年の功か。いくら年の功とは言っても、俺が年を取って若い人にちゃんと教えられるかな。

 

そう考えると、知らない人だけど、やっぱりこのおっさんは凄い人なんだと思った。

「あの、お名前聞いてもいいですか?」

「…お前に名乗るほどでもない、それに、お前は俺の名前を知っていると思うが」

ん?知っているわけがない。
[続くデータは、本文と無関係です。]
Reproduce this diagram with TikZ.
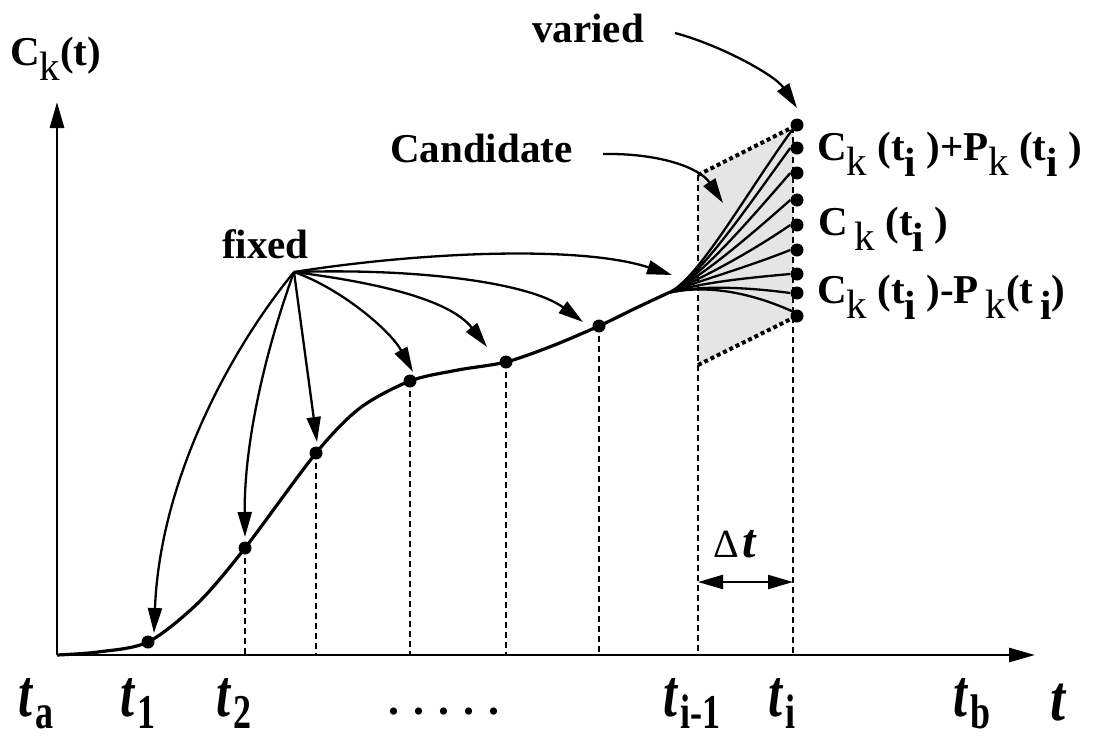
\documentclass[tikz,border=0pt]{standalone}
\usepackage{fontspec}
\setmainfont{Liberation Serif}
\usetikzlibrary{arrows.meta}
\newcommand\dk{\raisebox{-15pt}{\mdseries k}}
\newcommand\di{\raisebox{-16pt}{i}}
\newcommand\tlab[1]{\scalebox{1}[1.35]{\fontsize{50}{50}\selectfont\bfseries\itshape t\hspace{3pt}\raisebox{-9pt}{\fontsize{36}{36}\selectfont\upshape #1}}}
\tikzset{
  big/.style={font=\fontsize{41}{41}\selectfont\bfseries, inner sep=0pt, anchor=base west},
  bot/.style={inner sep=0pt, anchor=base west},
  ar/.style={line width=2.3pt, -{Triangle[length=25pt,width=14pt]}},
  axis/.style={line width=2.8pt, -{Triangle[length=26pt,width=14pt]}},
  dsh/.style={line width=2.3pt, dash pattern=on 6pt off 4pt},
  dtt/.style={line width=4pt, dash pattern=on 4pt off 3pt},
  blob/.style={circle, fill=black, inner sep=0pt, minimum size=13pt},
  fan/.style={line width=2.3pt},
}
\begin{document}
\begin{tikzpicture}[x=1pt,y=-1pt]
\useasboundingbox (0,0) rectangle (1096,740);
% key coordinates
\coordinate (O) at (57,655);
\coordinate (xe) at (1035,655);
\coordinate (ye) at (57,102);
\coordinate (fo) at (668,293);
\coordinate (sTL) at (698,175);
\coordinate (sTR) at (793,127);
\coordinate (sBR) at (793,318);
\coordinate (sBL) at (698,365);
% shaded candidate region
\fill[black!10] (sTL) -- (sTR) -- (sBR) -- (sBL) -- cycle;
\draw[dtt] (sTL) -- (sTR);
\draw[dtt] (sBL) -- (sBR);
\draw[dsh] (sTL) -- (sTL |- O);
\draw[dsh] (sTR) -- (sTR |- O);
% curve points
\coordinate (c1) at (148,642);
\coordinate (c2) at (245,548);
\coordinate (c3) at (316,453);
\coordinate (c4) at (410,381);
\coordinate (c5) at (506,362);
\coordinate (c6) at (599,326);
% dashed drops
\draw[dsh] (c2) -- (c2 |- O);
\draw[dsh] (c3) -- (c3 |- O);
\draw[dsh] (c4) -- (c4 |- O);
\draw[dsh] (c5) -- (c5 |- O);
\draw[dsh] (c6) -- (c6 |- O);
% axes
\draw[axis] (O) -- (xe);
\draw[axis] (O) -- (ye);
% main curve
\draw[line width=3.2pt] plot[smooth, tension=0.5] coordinates {(57,655) (98,652) (c1) (198,603) (c2) (c3) (360,408) (c4) (458,370) (c5) (552,346) (c6) (636,308) (fo)};
% end dots
\node[blob] (v1) at (797,125) {};
\node[blob] (v2) at (797,148) {};
\node[blob] (v3) at (797,173) {};
\node[blob] (v4) at (797,200) {};
\node[blob] (v5) at (797,225) {};
\node[blob] (v6) at (797,250) {};
\node[blob] (v7) at (797,274) {};
\node[blob] (v8) at (797,293) {};
\node[blob] (v9) at (797,316) {};
% fan of candidate curves
\draw[fan] (fo) .. controls (698,280) and (745,195) .. (v1.south west);
\draw[fan] (fo) .. controls (698,280) and (745,210) .. (v2.west);
\draw[fan] (fo) .. controls (698,280) and (745,225) .. (v3.west);
\draw[fan] (fo) .. controls (698,280) and (745,240) .. (v4.west);
\draw[fan] (fo) .. controls (698,280) and (745,256) .. (v5.west);
\draw[fan] (fo) .. controls (698,281) and (745,268) .. (v6.west);
\draw[fan] (fo) .. controls (698,283) and (745,278) .. (v7.west);
\draw[fan] (fo) .. controls (698,285) and (745,287) .. (v8.west);
\draw[fan] (fo) .. controls (698,286) and (740,288) .. (v9.north west);
% curve dots
\node[blob] (d1) at (c1) {};
\node[blob] (d2) at (c2) {};
\node[blob] (d3) at (c3) {};
\node[blob] (d4) at (c4) {};
\node[blob] (d5) at (c5) {};
\node[blob] (d6) at (c6) {};
% labels
\node[big] (fixed) at (222,258) {fixed};
\node[big] (cand) at (390,162) {Candidate};
\node[big] (var) at (532,42) {varied};
\node[big] (cy) at (10,65) {C\dk(t)};
\node[big] (lp) at (817,160) {C\dk\ (t\di\ )+P\dk\ (t\di\ )};
\node[big] (lc) at (818,235) {C\,\dk\ (t\di\ )};
\node[big] (lm) at (817,303) {C\dk\ (t\di\ )-P\,\dk(t\,\di)};
% arrows from fixed
\coordinate (fx) at (294,272);
\coordinate (a1) at (154,633);
\coordinate (a2) at (245,537);
\coordinate (a3) at (317,442);
\coordinate (a4) at (413,372);
\coordinate (a5) at (487,347);
\coordinate (a6) at (583,322);
\coordinate (a7) at (672,275);
\draw[ar] (fx) .. controls (230,350) and (160,480) .. (a1);
\draw[ar] (fx) .. controls (262,360) and (244,450) .. (a2);
\draw[ar] (fx) -- (a3);
\draw[ar] (fx) .. controls (340,288) and (390,330) .. (a4);
\draw[ar] (fx) .. controls (380,283) and (450,300) .. (a5);
\draw[ar] (fx) .. controls (420,268) and (530,283) .. (a6);
\draw[ar] (fx) .. controls (420,252) and (580,245) .. (a7);
% candidate and varied arrows
\coordinate (cs) at (603,154);
\coordinate (ct) at (723,203);
\draw[ar] (cs) .. controls (660,153) and (700,168) .. (ct);
\coordinate (vs) at (675,33);
\coordinate (vt) at (797,108);
\draw[ar] (vs) .. controls (720,45) and (775,75) .. (vt);
% delta t
\coordinate (dl) at (698,582);
\coordinate (dr) at (793,582);
\draw[line width=2.3pt, {Triangle[length=25pt,width=14pt]}-{Triangle[length=25pt,width=14pt]}] (dl) -- (dr);
\node[bot] (dt) at (713,557) {{\fontsize{40}{40}\selectfont Δ}\hspace{4pt}{\fontsize{48}{48}\selectfont\bfseries\itshape t}};
% axis labels
\node[bot] (tax) at (1050,720) {\scalebox{1}[1.2]{\fontsize{54}{54}\selectfont\bfseries\itshape t}};
\node[bot] (ta) at (18,716) {\tlab{a}};
\node[bot] (t1) at (120,716) {\tlab{1}};
\node[bot] (t2) at (216,716) {\tlab{2}};
\node[bot] (tdots) at (388,714) {\fontsize{44}{44}\selectfont\bfseries .\hspace{14pt}.\hspace{14pt}.\hspace{14pt}.\hspace{14pt}.};
\node[bot] (tim) at (663,716) {\tlab{i-1}};
\node[bot] (ti) at (768,716) {\tlab{i}};
\node[bot] (tb) at (953,716) {\tlab{b}};
\end{tikzpicture}
\end{document}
変なおっさんだ。

 

「あれ…?」

おっさんが被っているヘルメットが、俺と同じものだと気付いた。

いや、正確にはヘルメットのラインが二本の、職長が被るヘルメットだが…。

(こんな人、うちにいたっけ?)

 

名前が書いてあるはずだと、ヘルメットを凝視したが、夕日でよく見えなかった。

「これからもっと大変なことがあるぞ」

「え?あ、はい」

おっさんの突然の問いかけに間抜けな反応になってしまった。

「お前の成長が、俺のためでもあるんだ」

どういうことだ?俺が訳が分からずにいると、おっさんはヘルメットを脱いで、俺に手渡した。

「これは…?」

「必要になったら使え、俺にはもう必要ないんだ」

「…型枠、辞めるんですか?」

「んなわけないだろ、もっと上にいくんだ」

 

おっさんはおかしそうに笑うと、「早くここまで来い」と言って去って行ってしまった。

 

手渡されたヘルメットを見ると、型枠 大和と書かれていた。